* BEGIN Stored data *

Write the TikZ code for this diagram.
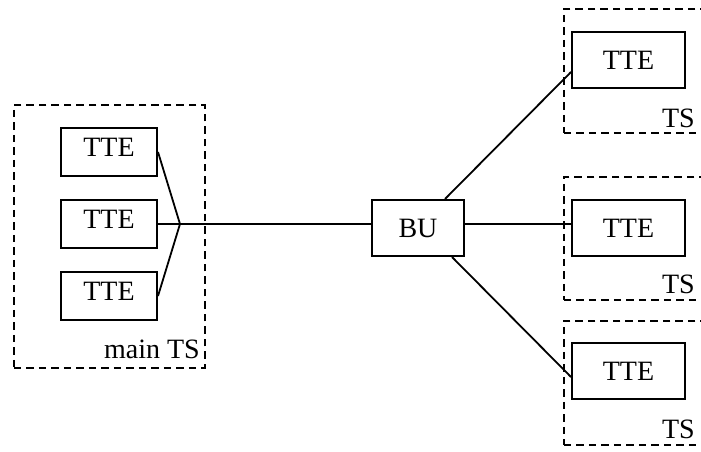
\documentclass[tikz,border=0pt]{standalone}
\usepackage{fontspec}
\setmainfont{Liberation Serif}
\begin{document}
\begin{tikzpicture}[x=1pt,y=-1pt,
  every node/.style={font=\fontsize{28}{31}\selectfont},
  boxn/.style={draw,line width=2pt,inner sep=0pt},
  ltte/.style={boxn,minimum width=96pt,minimum height=48pt},
  rtte/.style={boxn,minimum width=113pt,minimum height=56pt},
  tsbox/.style={draw,line width=1.8pt,dash pattern=on 7.5pt off 5pt,inner sep=0pt},
  wire/.style={line width=1.8pt},
  txt/.style={inner sep=0pt}]
\clip (0,0) rectangle (701,452);
% dashed groups
\node[tsbox,minimum width=191pt,minimum height=263pt,anchor=north west] (mts) at (13,104) {};
\node[tsbox,minimum width=160pt,minimum height=124pt,anchor=north west] (ts1) at (563,8) {};
\node[tsbox,minimum width=160pt,minimum height=123pt,anchor=north west] (ts2) at (563,176) {};
\node[tsbox,minimum width=160pt,minimum height=124pt,anchor=north west] (ts3) at (563,320) {};
\node[txt,anchor=base east] (lmts) at (200,358) {main TS};
\node[txt,anchor=base east] (lts1) at (695,127) {TS};
\node[txt,anchor=base east] (lts2) at (695,293) {TS};
\node[txt,anchor=base east] (lts3) at (695,438) {TS};
% left TTEs
\node[ltte] (a1) at (109,152) {};
\node[ltte] (a2) at (109,224) {};
\node[ltte] (a3) at (109,296) {};
\node[txt] (ta1) at ([yshift=5pt]a1.center) {TTE};
\node[txt] (ta2) at ([yshift=5pt]a2.center) {TTE};
\node[txt] (ta3) at ([yshift=5pt]a3.center) {TTE};
% BU
\node[boxn,minimum width=92pt,minimum height=56pt] (bu) at (418,228) {BU};
% right TTEs
\node[rtte] (b1) at (628.5,60) {TTE};
\node[rtte] (b2) at (628.5,228) {TTE};
\node[rtte] (b3) at (628.5,371) {TTE};
% wires
\coordinate (j) at (180,224);
\draw[wire] (a1.east) -- (j) -- (a3.east);
\draw[wire] (a2.east) -- (j);
\draw[wire] (j) -- (bu.west |- j);
\draw[wire] (bu.east |- j) -- (b2.west |- j);
\draw[wire] ([xshift=27pt]bu.north) -- ([yshift=-12pt]b1.west);
\draw[wire] ([xshift=34pt]bu.south) -- ([yshift=-6pt]b3.west);
\end{tikzpicture}
\end{document}
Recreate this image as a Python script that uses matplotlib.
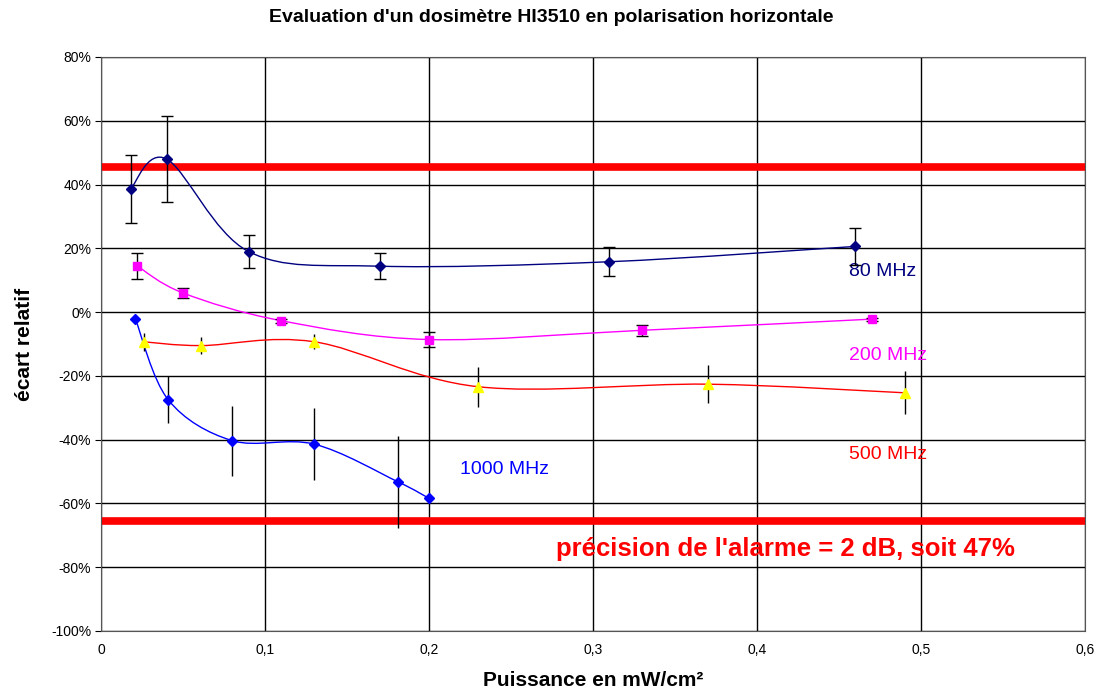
import matplotlib.pyplot as plt
from matplotlib.path import Path
from matplotlib.patches import PathPatch
from matplotlib.ticker import FuncFormatter

plt.rcParams['font.family'] = ['Liberation Sans', 'DejaVu Sans']

# data
x80 = [0.018, 0.040, 0.090, 0.170, 0.310, 0.460]
y80 = [38.6, 48.0, 19.0, 14.4, 15.8, 20.6]
e80 = [10.8, 13.5, 5.3, 4.0, 4.5, 5.7]

x200 = [0.022, 0.050, 0.110, 0.200, 0.330, 0.470]
y200 = [14.5, 6.0, -2.7, -8.6, -5.7, -2.2]
e200 = [4.0, 1.5, 0.6, 2.4, 1.8, 0.5]

x500 = [0.026, 0.061, 0.130, 0.230, 0.370, 0.490]
y500 = [-9.3, -10.5, -9.3, -23.4, -22.6, -25.3]
e500 = [2.8, 2.7, 2.3, 6.2, 6.0, 6.8]

x1000 = [0.021, 0.041, 0.080, 0.130, 0.181, 0.200]
y1000 = [-2.2, -27.5, -40.3, -41.4, -53.2, -58.4]
e1000 = [0.0, 7.4, 11.0, 11.3, 14.5, 0.0]

alarm_hi = 45.5
alarm_lo = -65.5


def smooth(ax, xs, ys, color):
    # Excel style smoothed line: cubic Bezier through every point
    verts = [(xs[0], ys[0])]
    codes = [Path.MOVETO]
    n = len(xs)
    for i in range(n - 1):
        i0 = max(i - 1, 0)
        i3 = min(i + 2, n - 1)
        c1 = (xs[i] + (xs[i + 1] - xs[i0]) / 6, ys[i] + (ys[i + 1] - ys[i0]) / 6)
        c2 = (xs[i + 1] - (xs[i3] - xs[i]) / 6, ys[i + 1] - (ys[i3] - ys[i]) / 6)
        verts += [c1, c2, (xs[i + 1], ys[i + 1])]
        codes += [Path.CURVE4] * 3
    ax.add_patch(PathPatch(Path(verts, codes), fill=False, edgecolor=color, lw=1.0, zorder=3))


fig = plt.figure(figsize=(10.95, 6.91), dpi=100)
ax = fig.add_axes([101 / 1095, 1 - 631 / 691, 984 / 1095, 574 / 691])

ax.axhline(alarm_hi, color='#ff0000', lw=5.5, zorder=2)
ax.axhline(alarm_lo, color='#ff0000', lw=5.5, zorder=2)

smooth(ax, x80, y80, '#000080')
smooth(ax, x200, y200, '#ff00ff')
smooth(ax, x500, y500, '#ff0000')
smooth(ax, x1000, y1000, '#0000ff')

ax.errorbar(x80, y80, yerr=e80, fmt='none', ecolor='black', elinewidth=1, capsize=4, zorder=4)
ax.errorbar(x200, y200, yerr=e200, fmt='none', ecolor='black', elinewidth=1, capsize=4, zorder=4)
ax.errorbar(x500, y500, yerr=e500, fmt='none', ecolor='black', elinewidth=1, capsize=0, zorder=4)
ax.errorbar(x1000, y1000, yerr=e1000, fmt='none', ecolor='black', elinewidth=1, capsize=0, zorder=4)

ax.plot(x80, y80, 'D', color='#000080', ms=5, zorder=5)
ax.plot(x200, y200, 's', color='#ff00ff', ms=6, zorder=5)
ax.plot(x500, y500, '^', color='#ffff00', ms=7, zorder=5)
ax.plot(x1000, y1000, 'D', color='#0000ff', ms=5, zorder=5)

ax.text(0.456, 12.8, '80 MHz', color='#000080', fontsize=14, va='center')
ax.text(0.456, -13.5, '200 MHz', color='#ff00ff', fontsize=14, va='center')
ax.text(0.456, -44.5, '500 MHz', color='#ff0000', fontsize=14, va='center')
ax.text(0.219, -49.3, '1000 MHz', color='#0000ff', fontsize=14, va='center')
ax.text(0.2775, -74.3, "précision de l'alarme = 2 dB, soit 47%", color='#ff0000',
        fontsize=18.5, fontweight='bold', va='center')

ax.set_xlim(0, 0.6)
ax.set_ylim(-100, 80)
ax.set_xticks([0, 0.1, 0.2, 0.3, 0.4, 0.5, 0.6])
ax.set_yticks(range(-100, 81, 20))
ax.xaxis.set_major_formatter(FuncFormatter(lambda v, p: ('%g' % round(v, 1)).replace('.', ',')))
ax.yaxis.set_major_formatter(FuncFormatter(lambda v, p: '%d%%' % v))
ax.grid(True, color='black', lw=1)
ax.set_axisbelow(True)
ax.tick_params(axis='y', length=4, labelsize=10, pad=3)
ax.tick_params(axis='x', length=0, labelsize=10, pad=9)
for s in ax.spines.values():
    s.set_color('#555555')

fig.text(0.503, 1 - 18 / 691, "Evaluation d'un dosimètre HI3510 en polarisation horizontale",
         fontsize=14, fontweight='bold', ha='center', va='center')
ax.set_xlabel('Puissance en mW/cm²', fontsize=15, fontweight='bold')
ax.xaxis.set_label_coords(0.5, -(671 - 631) / 574)
ax.set_ylabel('écart relatif', fontsize=15, fontweight='bold')
ax.yaxis.set_label_coords(-(101 - 34) / 984, 0.5)

fig.savefig('out.png', dpi=100)
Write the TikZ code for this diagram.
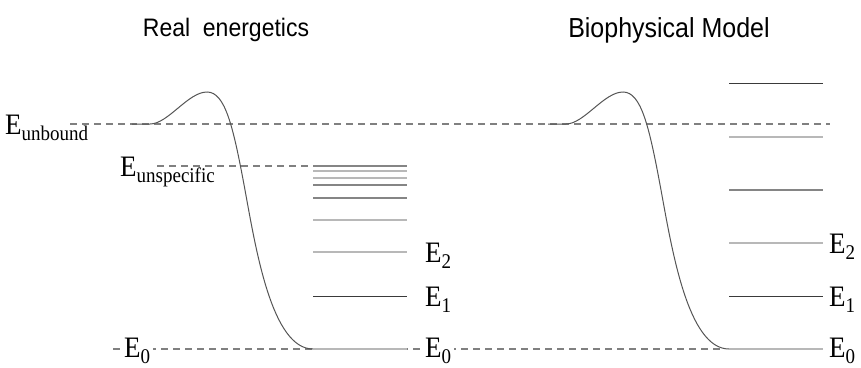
\documentclass[tikz,border=0pt]{standalone}
\usepackage{fontspec}
\setmainfont{Liberation Serif}
\setsansfont{Liberation Sans}
\usepackage{graphicx}
\usetikzlibrary{positioning}
\definecolor{curvegray}{HTML}{555555}
\definecolor{dashgray}{HTML}{808080}
\definecolor{darklevel}{HTML}{3A3A3A}
\definecolor{midlevel}{HTML}{858585}
\definecolor{lightlevel}{HTML}{B8B8B8}
\newcommand{\tallstretch}[1]{\scalebox{1}[1.1]{#1}}
\newcommand{\elevel}[1]{\tallstretch{E\raisebox{-6pt}{\fontsize{19}{19}\selectfont #1}}}

\begin{document}
\begin{tikzpicture}[x=1pt, y=-1pt,
  title/.style={font=\sffamily\fontsize{23}{23}\selectfont, inner sep=0pt},
  elabel/.style={font=\fontsize{27}{27}\selectfont, inner sep=0pt, anchor=base west},
  refline/.style={draw=dashgray, line width=1.2pt, dash pattern=on 7pt off 5pt},
  wellcurve/.style={draw=curvegray, line width=1pt},
  darklvl/.style={draw=darklevel, line width=1pt},
  midlvl/.style={draw=midlevel, line width=1.5pt},
  lightlvl/.style={draw=lightlevel, line width=2pt}]
\useasboundingbox (0,0) rectangle (861,367);

% titles
\node[title] (realtitle) at (226,30) {\tallstretch{Real~~energetics}};
\node[title, font=\sffamily\fontsize{25}{25}\selectfont] (modeltitle) at (669,30) {\tallstretch{Biophysical Model}};

% reference energies
\draw[refline] (70,124) -- (830,124);
\draw[refline] (157,166) -- (308,166);
\draw[refline] (113,349) -- (722,349);

% binding curves
\foreach \dx in {0,416} {
  \draw[wellcurve, xshift=\dx] (132,124) -- (150,124)
    .. controls (168,124) and (188,92) .. (207,92)
    .. controls (225,92) and (233,125) .. (245,190)
    .. controls (256,250) and (272,349) .. (313,349);
}

% levels
\foreach \y/\s in {166/midlvl,171/lightlvl,178/lightlvl,185/midlvl,198/midlvl,220/lightlvl,252/lightlvl,296/darklvl,349/lightlvl}
  \draw[\s] (313,\y) -- (407,\y);
\foreach \y/\s in {83/darklvl,137/lightlvl,190/midlvl,243/lightlvl,296/darklvl,349/lightlvl}
  \draw[\s] (729,\y) -- (823,\y);

% labels
\node[elabel] (eunbound) at (5,134) {\elevel{unbound}};
\node[elabel] (eunspec) at (120,176) {\elevel{unspecific}};
\node[elabel, fill=white, inner xsep=3pt] (ezeroa) at (121,357) {\elevel{0}};
\node[elabel] (etwoa) at (425,262) {\elevel{2}};
\node[elabel] (eonea) at (425,306) {\elevel{1}};
\node[elabel, fill=white, inner xsep=3pt] (ezerob) at (422,357) {\elevel{0}};
\node[elabel] (etwob) at (829,253) {\elevel{2}};
\node[elabel] (eoneb) at (829,306) {\elevel{1}};
\node[elabel] (ezeroc) at (829,357) {\elevel{0}};
\end{tikzpicture}
\end{document}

* END Stored data *

→ Your task
Lines containing the string "matplotlib" should be counted; reply with their number and nothing more.

→ Full response
5